Finished Treasure Island by Robert Louis Stevenson and I was transported back to Glen Road CBS in the mid-sixties, innocence, reading, and being off in other worlds. The film of the book I always associate with Robert Newton in the role of Long John Silver. And, of course, the dialogue and songs still ring in my memory fifty years later.
“Fifteen men on the dead man’s chest –
Yo-ho-ho, and a bottle of rum!
Drink and the devil had done for the rest –
Yo-ho-ho, and a bottle of rum!” – The song the pirates sing.
“But one man of her crew alive.
What put to sea with seventy-five.” – One of the sailors’ songs
“Pieces of eight! pieces of eight! pieces of eight!” – Long John Silver’s parrot, Cap’n Flint.

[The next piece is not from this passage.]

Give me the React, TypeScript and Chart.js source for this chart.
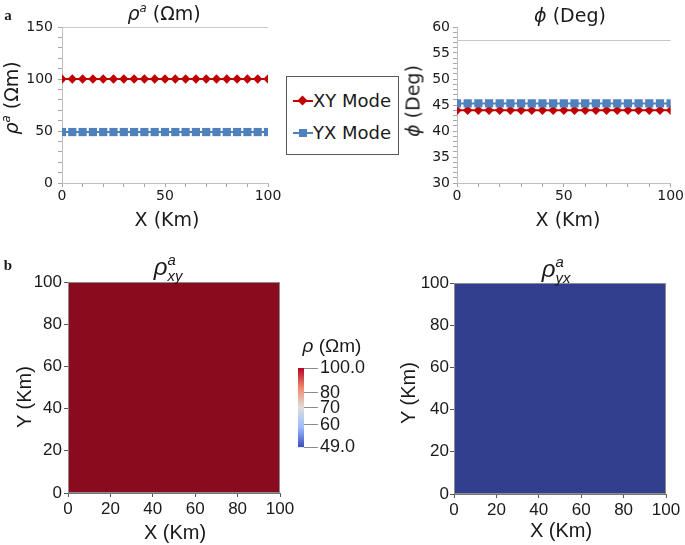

22nd August. Wrote feature & review about Operation Massacre by Rodolfo Walsh.
19th August. Finished After Midnight by Irmgard Keun and was very disappointed. I shall not be reading any more of her novels. I cannot understand the praise it has received. Those sections dealing with the Nazis are interesting but otherwise the story, told from 19-year-old Sanna’s perspective in Cologne and Frankfurt [pic, right] have little or no drawing power for me. Whilst reading up on Keun I came across a very interesting feature by Ruth Franklin (‘Should Novels and Politics mix) on the “question of how to write a political novel—or whether politics and the novel ought to have anything to do with each other at all” which can be read here.
At a committee room in Stormont Jeffrey Donaldson MP and I gave presentations, followed by a Q & A, before a small delegation representing civic society in troubled Bahrain. Included on the delegation were supporters of Ibrahim Sharif al-Sayed, a prisoner of conscience who was tortured and sentenced for campaigning for democracy and reform and speaking out against the regime.
16th August. Finished No-No Boy by John Okada.